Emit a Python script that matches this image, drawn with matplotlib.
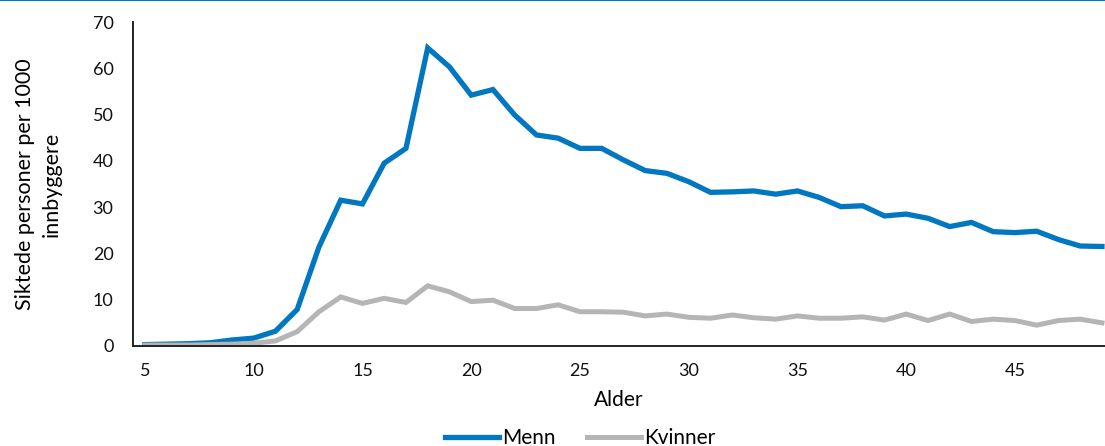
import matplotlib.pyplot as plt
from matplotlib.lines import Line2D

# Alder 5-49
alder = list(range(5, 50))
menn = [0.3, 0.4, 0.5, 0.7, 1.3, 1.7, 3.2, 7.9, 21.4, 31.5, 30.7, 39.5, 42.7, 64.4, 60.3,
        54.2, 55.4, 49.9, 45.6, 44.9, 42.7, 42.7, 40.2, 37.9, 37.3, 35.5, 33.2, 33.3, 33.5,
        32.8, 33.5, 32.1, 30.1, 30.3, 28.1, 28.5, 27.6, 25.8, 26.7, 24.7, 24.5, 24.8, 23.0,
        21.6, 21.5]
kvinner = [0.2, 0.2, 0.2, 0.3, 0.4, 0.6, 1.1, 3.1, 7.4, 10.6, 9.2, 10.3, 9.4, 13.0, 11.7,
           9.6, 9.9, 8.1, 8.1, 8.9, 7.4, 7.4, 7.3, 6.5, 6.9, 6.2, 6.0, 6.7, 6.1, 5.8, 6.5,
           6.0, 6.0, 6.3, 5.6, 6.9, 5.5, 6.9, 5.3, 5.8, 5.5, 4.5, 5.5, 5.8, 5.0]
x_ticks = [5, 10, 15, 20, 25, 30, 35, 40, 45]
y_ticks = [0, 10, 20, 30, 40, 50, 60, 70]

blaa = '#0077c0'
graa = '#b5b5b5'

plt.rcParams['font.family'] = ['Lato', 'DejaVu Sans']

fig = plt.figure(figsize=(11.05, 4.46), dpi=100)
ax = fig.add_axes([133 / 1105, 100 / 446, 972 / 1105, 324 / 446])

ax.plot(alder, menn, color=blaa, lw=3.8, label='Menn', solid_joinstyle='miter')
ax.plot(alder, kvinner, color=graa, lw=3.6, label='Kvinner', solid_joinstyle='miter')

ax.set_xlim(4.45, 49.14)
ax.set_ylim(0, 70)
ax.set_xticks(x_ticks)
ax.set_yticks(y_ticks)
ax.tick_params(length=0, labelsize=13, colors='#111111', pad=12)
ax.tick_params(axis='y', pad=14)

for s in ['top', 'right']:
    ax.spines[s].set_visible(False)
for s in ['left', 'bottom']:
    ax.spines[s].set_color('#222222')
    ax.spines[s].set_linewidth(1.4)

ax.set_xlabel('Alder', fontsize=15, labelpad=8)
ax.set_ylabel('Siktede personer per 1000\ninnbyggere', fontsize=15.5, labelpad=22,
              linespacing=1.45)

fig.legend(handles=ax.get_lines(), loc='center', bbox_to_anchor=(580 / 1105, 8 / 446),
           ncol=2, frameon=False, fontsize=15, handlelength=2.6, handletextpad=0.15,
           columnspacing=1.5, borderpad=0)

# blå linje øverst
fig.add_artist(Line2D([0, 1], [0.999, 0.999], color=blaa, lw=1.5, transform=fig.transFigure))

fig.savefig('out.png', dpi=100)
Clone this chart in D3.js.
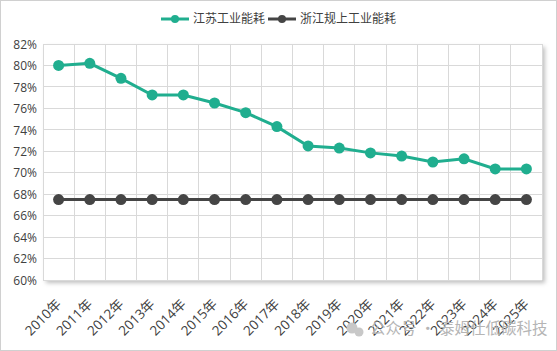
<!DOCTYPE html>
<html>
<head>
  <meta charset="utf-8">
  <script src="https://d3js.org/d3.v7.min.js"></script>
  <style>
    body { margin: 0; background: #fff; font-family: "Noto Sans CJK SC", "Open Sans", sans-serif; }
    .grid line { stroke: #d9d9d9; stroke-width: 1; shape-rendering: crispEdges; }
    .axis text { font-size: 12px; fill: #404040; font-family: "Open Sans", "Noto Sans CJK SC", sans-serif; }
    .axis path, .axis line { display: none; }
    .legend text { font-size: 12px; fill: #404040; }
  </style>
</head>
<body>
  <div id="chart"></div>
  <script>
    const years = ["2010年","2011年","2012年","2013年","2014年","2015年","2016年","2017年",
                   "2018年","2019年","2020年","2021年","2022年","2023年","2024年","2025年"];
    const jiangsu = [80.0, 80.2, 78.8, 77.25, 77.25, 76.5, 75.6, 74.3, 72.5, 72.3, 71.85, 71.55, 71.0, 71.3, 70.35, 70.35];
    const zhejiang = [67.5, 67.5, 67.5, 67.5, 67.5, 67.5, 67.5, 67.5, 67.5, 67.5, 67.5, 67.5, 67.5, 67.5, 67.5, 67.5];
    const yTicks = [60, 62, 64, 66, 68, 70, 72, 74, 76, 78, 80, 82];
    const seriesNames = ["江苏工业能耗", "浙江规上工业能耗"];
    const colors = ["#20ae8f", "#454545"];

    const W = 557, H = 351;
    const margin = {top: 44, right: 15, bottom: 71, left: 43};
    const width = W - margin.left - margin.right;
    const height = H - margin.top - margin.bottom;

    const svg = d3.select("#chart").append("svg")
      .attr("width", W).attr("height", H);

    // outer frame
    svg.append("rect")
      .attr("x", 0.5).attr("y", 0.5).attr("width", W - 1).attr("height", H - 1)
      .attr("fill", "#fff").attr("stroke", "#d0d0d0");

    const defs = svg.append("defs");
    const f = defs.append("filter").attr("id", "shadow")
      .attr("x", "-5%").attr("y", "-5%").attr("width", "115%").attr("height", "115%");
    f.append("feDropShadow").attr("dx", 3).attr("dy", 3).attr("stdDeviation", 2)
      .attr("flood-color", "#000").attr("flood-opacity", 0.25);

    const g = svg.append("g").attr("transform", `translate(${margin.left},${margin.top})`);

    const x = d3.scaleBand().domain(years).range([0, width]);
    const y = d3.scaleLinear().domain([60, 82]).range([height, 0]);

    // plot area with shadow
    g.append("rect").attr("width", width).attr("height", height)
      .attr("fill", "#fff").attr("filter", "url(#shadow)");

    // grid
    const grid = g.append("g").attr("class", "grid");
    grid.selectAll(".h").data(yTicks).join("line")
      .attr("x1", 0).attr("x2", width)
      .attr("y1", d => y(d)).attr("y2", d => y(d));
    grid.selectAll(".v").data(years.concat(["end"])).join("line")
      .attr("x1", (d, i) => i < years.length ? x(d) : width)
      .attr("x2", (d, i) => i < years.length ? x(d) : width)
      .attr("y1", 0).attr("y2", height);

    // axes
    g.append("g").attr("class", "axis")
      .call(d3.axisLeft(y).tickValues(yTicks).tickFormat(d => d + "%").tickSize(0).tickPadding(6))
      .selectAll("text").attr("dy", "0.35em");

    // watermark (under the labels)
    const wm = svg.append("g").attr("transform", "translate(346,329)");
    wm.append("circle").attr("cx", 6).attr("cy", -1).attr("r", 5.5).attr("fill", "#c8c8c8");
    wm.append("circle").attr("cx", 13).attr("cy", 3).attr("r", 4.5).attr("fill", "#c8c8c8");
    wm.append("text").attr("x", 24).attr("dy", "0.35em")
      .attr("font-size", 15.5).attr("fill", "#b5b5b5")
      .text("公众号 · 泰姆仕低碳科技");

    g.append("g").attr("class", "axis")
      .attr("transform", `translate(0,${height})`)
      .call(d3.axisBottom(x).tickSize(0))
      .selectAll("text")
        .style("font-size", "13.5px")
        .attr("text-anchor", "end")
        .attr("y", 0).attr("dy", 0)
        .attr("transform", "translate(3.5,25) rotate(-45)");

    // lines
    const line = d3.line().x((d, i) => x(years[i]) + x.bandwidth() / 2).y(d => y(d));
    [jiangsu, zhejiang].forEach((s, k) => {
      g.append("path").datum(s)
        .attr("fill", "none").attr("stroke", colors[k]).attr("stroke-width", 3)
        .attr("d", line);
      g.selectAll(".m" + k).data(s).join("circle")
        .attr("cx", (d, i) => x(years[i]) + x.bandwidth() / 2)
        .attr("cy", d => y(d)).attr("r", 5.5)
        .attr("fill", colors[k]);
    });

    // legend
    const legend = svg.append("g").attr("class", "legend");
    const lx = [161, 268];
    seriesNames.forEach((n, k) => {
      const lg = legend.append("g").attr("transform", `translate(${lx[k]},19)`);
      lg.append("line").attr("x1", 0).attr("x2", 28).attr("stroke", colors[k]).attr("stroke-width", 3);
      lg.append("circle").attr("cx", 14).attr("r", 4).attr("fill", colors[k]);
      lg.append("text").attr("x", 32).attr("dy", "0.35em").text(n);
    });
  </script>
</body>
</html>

━━━━━━━━

Identify all lines where the word "chart" shows up. Copy them.

-- SOLUTION TO THE EXERCISE --
Clone this chart in D3.js.
  <div id="chart"></div>
    const svg = d3.select("#chart").append("svg")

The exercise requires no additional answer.